**TASK STATEMENT**
Copy out all lines of the records in which the word "with" appears.
━━━━━ MATERIAL TO PROCESS ━━━━━
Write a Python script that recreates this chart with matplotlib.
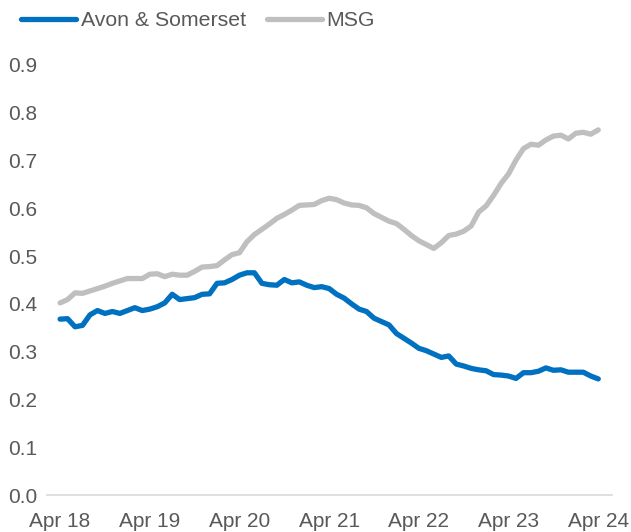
import numpy as np
from matplotlib import pyplot as plt

plt.rcParams["font.family"] = ["Liberation Sans", "DejaVu Sans"]

# monthly values, Apr 18 .. Apr 24
avon = [
    0.368, 0.369, 0.352, 0.355, 0.377, 0.386, 0.380, 0.384, 0.380, 0.386,
    0.392, 0.386, 0.389, 0.394, 0.402, 0.420, 0.409, 0.411, 0.413, 0.420,
    0.421, 0.443, 0.444, 0.451, 0.460, 0.465, 0.465, 0.443, 0.440, 0.439,
    0.451, 0.444, 0.446, 0.439, 0.434, 0.436, 0.432, 0.420, 0.412, 0.400,
    0.389, 0.384, 0.370, 0.363, 0.356, 0.338, 0.328, 0.318, 0.307, 0.302,
    0.295, 0.288, 0.291, 0.274, 0.270, 0.265, 0.262, 0.260, 0.252, 0.251,
    0.249, 0.244, 0.256, 0.256, 0.259, 0.266, 0.261, 0.262, 0.257, 0.257,
    0.257, 0.249, 0.243,
]
msg = [
    0.402, 0.409, 0.423, 0.422, 0.427, 0.432, 0.437, 0.443, 0.448, 0.453,
    0.453, 0.453, 0.462, 0.463, 0.457, 0.462, 0.460, 0.460, 0.468, 0.477,
    0.478, 0.480, 0.492, 0.503, 0.507, 0.530, 0.545, 0.556, 0.567, 0.579,
    0.587, 0.596, 0.606, 0.607, 0.608, 0.616, 0.621, 0.618, 0.611, 0.607,
    0.606, 0.601, 0.589, 0.581, 0.573, 0.568, 0.556, 0.543, 0.532, 0.524,
    0.516, 0.528, 0.543, 0.546, 0.552, 0.563, 0.592, 0.605, 0.627, 0.652,
    0.672, 0.701, 0.725, 0.734, 0.732, 0.743, 0.751, 0.753, 0.745, 0.757,
    0.759, 0.755, 0.764,
]
tick_labels = ["Apr 18", "Apr 19", "Apr 20", "Apr 21", "Apr 22", "Apr 23", "Apr 24"]

x = np.arange(len(avon))
text_color = "#595959"

fig = plt.figure(figsize=(6.31, 5.32), dpi=100)
ax = fig.add_axes([0.0745, 0.0695, 0.8955, 0.8085])

ax.plot(x, avon, color="#0070C0", lw=3.8, solid_capstyle="round",
        solid_joinstyle="round", label="Avon & Somerset")
ax.plot(x, msg, color="#BFBFBF", lw=3.8, solid_capstyle="round",
        solid_joinstyle="round", label="MSG")

ax.set_xlim(-1.75, 73.85)
ax.set_ylim(0, 0.9)
ax.set_xticks(np.arange(0, 73, 12))
ax.set_xticklabels(tick_labels)
ax.set_yticks(np.arange(0, 0.91, 0.1))
ax.set_yticklabels([f"{v:.1f}" for v in np.arange(0, 0.91, 0.1)])
ax.tick_params(axis="both", length=0, labelsize=15, colors=text_color)
ax.tick_params(axis="y", pad=7)
ax.tick_params(axis="x", pad=12)

for s in ["top", "right", "left"]:
    ax.spines[s].set_visible(False)
ax.spines["bottom"].set_color("#D9D9D9")
ax.spines["bottom"].set_linewidth(1.2)

leg = fig.legend(loc="center left", bbox_to_anchor=(0.02, 0.961), ncol=2,
                 frameon=False, fontsize=15.3, handlelength=2.6,
                 handletextpad=0.2, columnspacing=1.0, borderaxespad=0)
for t in leg.get_texts():
    t.set_color(text_color)

fig.savefig("out.png", dpi=100)
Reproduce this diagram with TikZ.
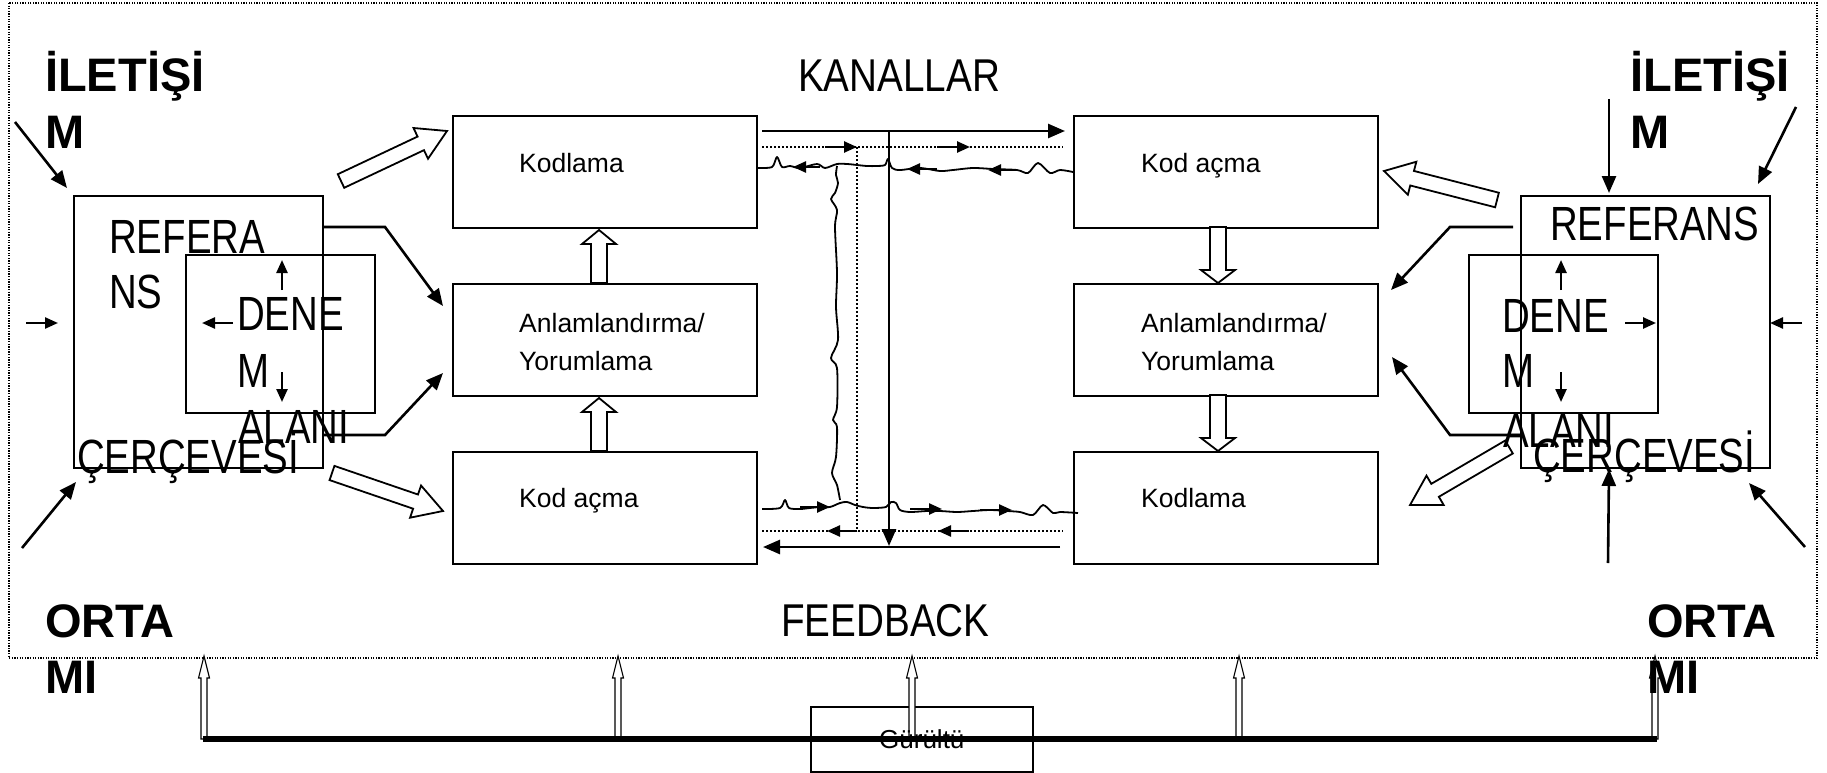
\documentclass[tikz,border=0pt]{standalone}
\usepackage{fontspec}
\setmainfont{Liberation Sans}
\usepackage{graphicx}
\usetikzlibrary{arrows.meta,calc}
\newcommand\cond[1]{\scalebox{0.8}[1]{#1}}
\newcommand\condk[1]{\scalebox{0.84}[1]{#1}}
\newcommand\blockarr[8][blk]{%
 \pgfmathsetmacro\baang{atan2(-(#5-#3),#4-#2)}%
 \pgfmathsetmacro\balen{veclen(#4-#2,#5-#3)}%
 \pgfmathsetmacro\babase{\balen-#8}%
 \begin{scope}[shift={(#2,#3)},rotate=\baang]
 \draw[#1] (0,#6) -- (\babase,#6) -- (\babase,#7) -- (\balen,0) -- (\babase,-#7) -- (\babase,-#6) -- (0,-#6) -- cycle;
 \end{scope}}
\begin{document}
\begin{tikzpicture}[x=1pt,y=-1pt,
  box/.style={draw,line width=1.8pt,inner sep=0pt,anchor=north west},
  blk/.style={draw,line width=1.8pt,fill=white,line join=miter},
  nblk/.style={draw,line width=1.1pt,fill=white},
  ar/.style={line width=2.6pt,-{Triangle[length=17pt,width=14pt]}},
  sar/.style={line width=2.4pt,-{Triangle[length=13pt,width=11pt]}},
  big/.style={inner sep=0pt,anchor=base west,font=\fontsize{48}{50}\selectfont},
  kbig/.style={inner sep=0pt,anchor=base west,font=\fontsize{46}{50}\selectfont},
  bld/.style={inner sep=0pt,anchor=base west,font=\fontsize{47}{50}\selectfont\bfseries},
  sml/.style={inner sep=0pt,anchor=base west,font=\fontsize{26.5}{30}\selectfont},
  wav/.style={line width=1.8pt,line join=round}]
\useasboundingbox (0,0) rectangle (1827,773);
\fill[white] (0,0) rectangle (1827,773);

% frame
\draw[line width=1.2pt,dash pattern=on 1.3pt off 1.3pt] (9,3) rectangle (1817,658);

% reference frames
\node[box,minimum width=249pt,minimum height=272pt] (refL) at (73,195) {};
\node[box,minimum width=189pt,minimum height=158pt] (denL) at (185,254) {};
\node[box,minimum width=249pt,minimum height=272pt] (refR) at (1520,195) {};
\node[box,minimum width=189pt,minimum height=158pt] (denR) at (1468,254) {};

% middle boxes
\node[box,minimum width=304pt,minimum height=112pt] (kodL) at (452,115) {};
\node[box,minimum width=304pt,minimum height=112pt] (anlL) at (452,283) {};
\node[box,minimum width=304pt,minimum height=112pt] (acL) at (452,451) {};
\node[box,minimum width=304pt,minimum height=112pt] (acR) at (1073,115) {};
\node[box,minimum width=304pt,minimum height=112pt] (anlR) at (1073,283) {};
\node[box,minimum width=304pt,minimum height=112pt] (kodR) at (1073,451) {};

\node[sml] (t1) at (519,172) {Kodlama};
\node[sml] (t2) at (519,332) {Anlamlandırma/};
\node[sml] (t3) at (519,370) {Yorumlama};
\node[sml] (t4) at (519,507) {Kod açma};
\node[sml] (t5) at (1141,172) {Kod açma};
\node[sml] (t6) at (1141,332) {Anlamlandırma/};
\node[sml] (t7) at (1141,370) {Yorumlama};
\node[sml] (t8) at (1141,507) {Kodlama};

% vertical block arrows
\blockarr{599}{283}{599}{230}{8}{17}{14}
\blockarr{599}{451}{599}{398}{8}{17}{14}
\blockarr{1218}{227}{1218}{283}{8}{17}{13}
\blockarr{1218}{395}{1218}{451}{8}{17}{13}

% diagonal block arrows
\blockarr{341}{181}{447}{131}{7.5}{17}{29}
\blockarr{332}{473}{443}{511}{7.5}{17}{29}
\blockarr{1497}{200}{1384}{171}{7.5}{17}{29}
\blockarr{1509}{447}{1410}{505}{7.5}{17}{29}

% connectors frame -> Anlamlandirma
\draw[ar] (refL.east |- 0,227) -- (385,227) -- (443,306);
\draw[ar] (refL.east |- 0,435) -- (385,435) -- (443,373);
\draw[ar] (1513,227) -- (1450,227) -- (1391,290);
\draw[ar] (refR.west |- 0,435) -- (1450,435) -- (1392,357);

% outer arrows left
\draw[ar] (15,122) -- (67,188);
\draw[ar] (22,548) -- (76,482);
\draw[sar] (26,323) -- (58,323);
% outer arrows right
\draw[ar] (1609,99) -- (1609,193);
\draw[ar] (1796,107) -- (1758,184);
\draw[ar] (1608,563) -- (1609,469);
\draw[ar] (1805,547) -- (1749,483);
\draw[sar] (1802,323) -- (1770,323);

% arrows inside DENEM boxes
\draw[sar] (282,290) -- (282,260);
\draw[sar] (233,323) -- (202,323);
\draw[sar] (282,372) -- (282,402);
\draw[sar] (1561,290) -- (1561,260);
\draw[sar] (1625,323) -- (1656,323);
\draw[sar] (1561,372) -- (1561,402);

% channels
\draw[ar] (762,131) -- (1065,131);
\draw[ar] (889,131) -- (889,546);
\draw[ar] (1060,547) -- (763,547);
\draw[line width=1.6pt,dash pattern=on 2pt off 2pt] (762,147) -- (1063,147);
\draw[line width=1.6pt,dash pattern=on 2pt off 2pt] (762,531) -- (1063,531);
\draw[line width=1.6pt,dash pattern=on 2pt off 2pt] (857,147) -- (857,531);
\draw[wav] plot[smooth,tension=0.5] coordinates {(757,168) (772,167) (777,157) (782,167) (790,166) (800,168) (817,164) (825,168) (837,164) (847,164) (857,165) (867,166) (877,166) (885,165) (888,159) (892,168) (900,170) (920,168) (940,171) (953,170) (973,168) (993,169) (1017,170) (1028,173) (1038,163) (1050,173) (1060,170) (1073,172)};
\draw[wav] plot[smooth,tension=0.5] coordinates {(762,509) (780,508) (785,500) (789,508) (800,509) (810,508) (820,507) (830,507) (840,503) (847,502) (855,505) (863,507) (873,508) (886,507) (891,502) (896,503) (900,510) (910,512) (927,511) (940,511) (957,512) (973,511) (990,510) (1007,511) (1020,512) (1033,515) (1043,505) (1053,513) (1060,512) (1078,513)};
\draw[wav] plot[smooth,tension=0.5] coordinates {(837,166) (836,175) (838,183) (835,193) (831,199) (837,210) (835,227) (837,273) (836,307) (838,340) (831,358) (837,368) (837,407) (833,420) (837,427) (836,457) (832,473) (837,485) (840,500)};
% arrowheads on channels
\draw[sar] (825,147) -- (857,147);
\draw[sar] (937,147) -- (970,147);
\draw[sar] (857,531) -- (827,531);
\draw[sar] (969,531) -- (938,531);
\draw[sar] (820,167) -- (793,167);
\draw[sar] (937,169) -- (907,169);
\draw[sar] (1017,170) -- (988,170);
\draw[sar] (800,507) -- (830,507);
\draw[sar] (910,509) -- (942,509);
\draw[sar] (980,510) -- (1012,510);

% noise
\node[draw,line width=1.6pt,fill=white,minimum width=222pt,minimum height=65pt,inner sep=0pt,anchor=north west] (gur) at (810,706) {};
\foreach \xx in {204,618,912,1239,1655} {\blockarr[nblk]{\xx}{739}{\xx}{656}{3}{5.5}{22}}
\node[inner sep=0pt,font=\fontsize{26}{30}\selectfont] at (gur.center) {Gürültü};
\draw[line width=6pt] (203,739) -- (1657,739);

% big labels
\node[kbig] (kan) at (798,92) {\condk{KANALLAR}};
\node[kbig] (fb) at (781,636) {\condk{FEEDBACK}};
\node[big] at (109,253) {\cond{REFERA}};
\node[big] at (109,308) {\cond{NS}};
\node[big] at (237,330) {\cond{DENE}};
\node[big] at (237,387) {\cond{M}};
\node[big] at (238,443) {\cond{ALANI}};
\node[big] at (77,473) {\cond{ÇERÇEVESİ}};
\node[big] at (1550,240) {\cond{REFERANS}};
\node[big] at (1502,332) {\cond{DENE}};
\node[big] at (1502,387) {\cond{M}};
\node[big] at (1503,447) {\cond{ALANI}};
\node[big] at (1533,472) {\cond{ÇERÇEVESİ}};
\node[bld] at (45,92) {İLETİŞİ};
\node[bld] at (45,148) {M};
\node[bld] at (45,637) {ORTA};
\node[bld] at (45,693) {MI};
\node[bld] at (1630,92) {İLETİŞİ};
\node[bld] at (1630,148) {M};
\node[bld] at (1647,637) {ORTA};
\node[bld] at (1647,693) {MI};
\end{tikzpicture}
\end{document}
━━━━━
**WORKED SOLUTION**
Write a Python script that recreates this chart with matplotlib.
Reproduce this diagram with TikZ.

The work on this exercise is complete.